In Home, there is no guaranteed conclusion. There is no set ending, and the player is actually called upon to decide if a big reveal occurs with those yes or no questions. Because of this, Home does not have any definitive answer to some of the questions it raises, although the different endings do offer alternatives for the player to pursue and see if they find that the more satisfying conclusion. Ultimately though, no matter what route you choose with this story you somewhat construct yourself, you hit a bit of a snag when it comes to the set-up to get there. Home points in a lot of vague directions with the clues it lays around for you to consider, but when it comes time to wrap things up, no ending can truly encapsulate all the stuff you might have found. By choosing a certain ending, you must ignore what should have been important information, and seemingly important details like full on dead people might just be inexplicable red herrings. Home definitely wants the player to not think too much about what’s left behind and focus on the things that do work for the chosen path, but even then it never really gives you any confirmation for whatever theory you settle on. There are routes more solid and supported than the others, but Home is specifically designed with the goal of getting people discussing its deliberate lack of clear answers.
If you as the player wish to play somewhat into the horror angle, the usual cop-out of insanity producing meaningless details on the path home is technically an option, but it also invalidates pretty much everything else the game puts out for you to consider by making everything technically unreliable. Of course, this spins you out of the parameters of the game world, where the game does have a few paths guided by what you did or did not find on your journey. It doesn’t take the time to sort out the evidence, although you can reconsider its meaning near the end of the game as the yes or no questions begin to appear to start guiding the finale. The build up to get there is at least done well enough that had Home ended with a definitive answer or even multiple endings that accommodated everything properly, it might not feel so hollow. The first run through and I thought I had a good idea of what might have happened, answered the end questions to make it line up with that, and it still ended with ambiguity surrounding most of the affair. In some ways it might match the reality of a mystery, in that you have to go on what you think rather than something you can know for certain.
Trying to connect the dots to make a personal narrative for the story is exactly what Home is trying to get the player to do, but the situation feels like it will always have loose ends and variables unaccounted for. It is a game up for interpretation by design, but it feels like having a satisfying stance on the affair leaves you standing on shaky ground. Since it chose to root itself in a realistic world despite its pixel art style, it can’t even be written off as an unreliable mindscape or some intentionally deceptive narrator. The game does have many moments of the main character relating events as if in the past tense, but he’s not a narrator entirely in control of the situation due to your incursion on affairs by answering his yes or no choices. Despite being a game that changes based on your answers, it seems to have very few solid answers to give you itself.
THE VERDICT: Home may call itself horror, but it feels like the 2D equivalent of a narrative exploration game.

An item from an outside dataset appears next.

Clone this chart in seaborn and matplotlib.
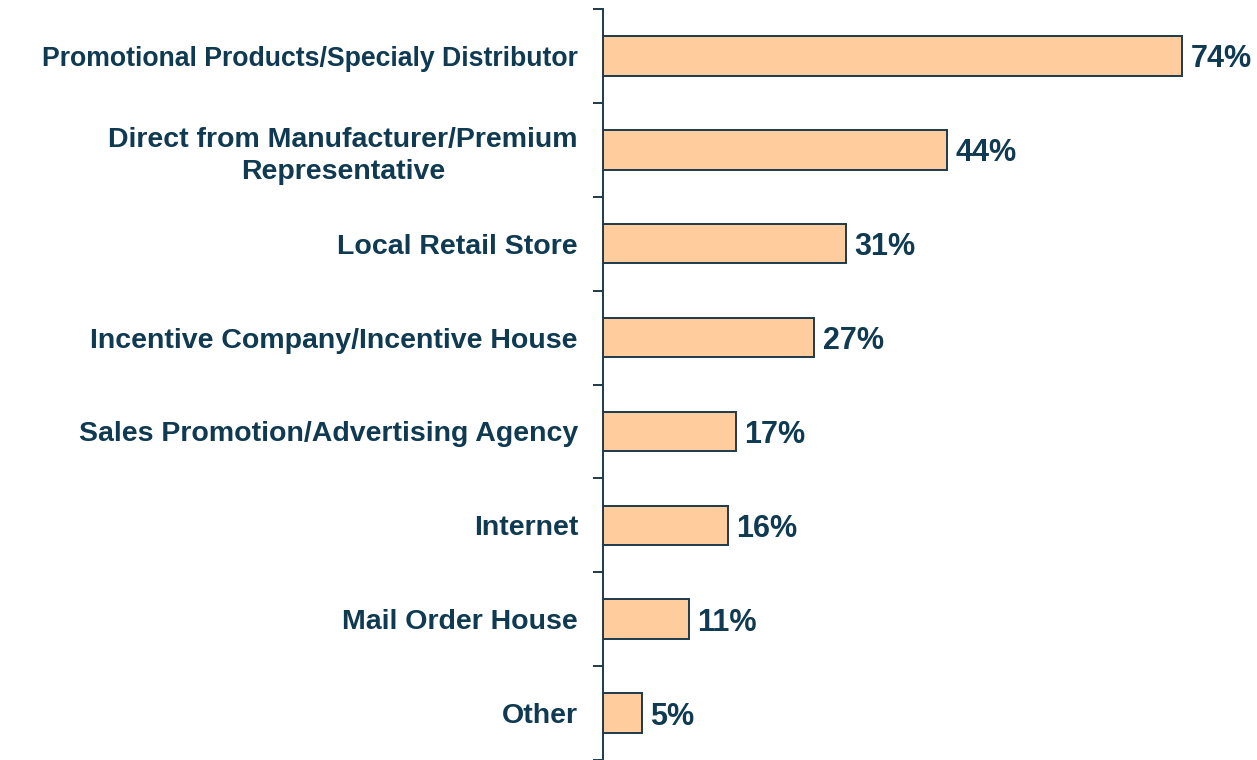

In those games, you go about and look at things to unravel a story, sometimes left without a full explanation of the plot by the end of it. This means that Home has to rely on its narrative almost exclusively, and while it’s got a nice gloomy atmosphere, it spills out too many details for any narrative to latch onto, ending up a mishmash that can’t truly be solidly interpreted. Your opinion may vary on whether this narrative experiment in letting the player decide the in-game conclusions is interesting, but it doesn’t quite execute it properly. Home is the video game version of a poem, laying out much for the player to consider without stating it directly, but Home just doesn’t have the solid structure it needs to properly guide the mind towards conclusions that conclusively satisfy the questions it sets up.
And so, I give Home for the PC…
A BAD rating. Unsurprisingly, a game decided deliberately to lead to discussion about its oddball approach to plot structuring invites most of the review being about that element, but even with the issues it has, thinking about it isn’t a completely awful experience. No conclusion you draw from the path you follow through the game is perfect, but you can settle on something that could be close to the truth rather than being completely lost with no answers by the end of it. It still leaves far too much up in the air regardless of what narrative is attached to it, and that sometimes contradictory nature is what makes Home less than a fun test of how you can involve the player in the game’s plot. Choose Your Own Adventure books already exist and manage to better keep their branching narratives connected while also finding ways to wrap themselves up more clearly. At least the tone of the game is consistent and strong, with a sense of unease as you explore the area between the starting house and your home, but when you bet on the plot carrying the experience, it can’t just cop out with a multiple choice finale that won’t work fully no matter what way you pick.
There are certainly many explanations for what the events of Home really mean, the website for the game even containing a page with some theories from fans about it. None seem to account for everything save the cheapest go-tos for the unexplainable like coincidence and insanity, but Home could have almost been something decent and worthy of deeper discussion if it remembered everything it had set up. While I’d love to see an interpretation that jumps through all the hoops necessary to tie it together meaningfully, Home itself is designed not to have such an ending, meaning it will always feel a little bit hollow unless you can truly buy into its idea that the narrative you decide on, even though it is by its nature flawed, is true so long as you wish it to be.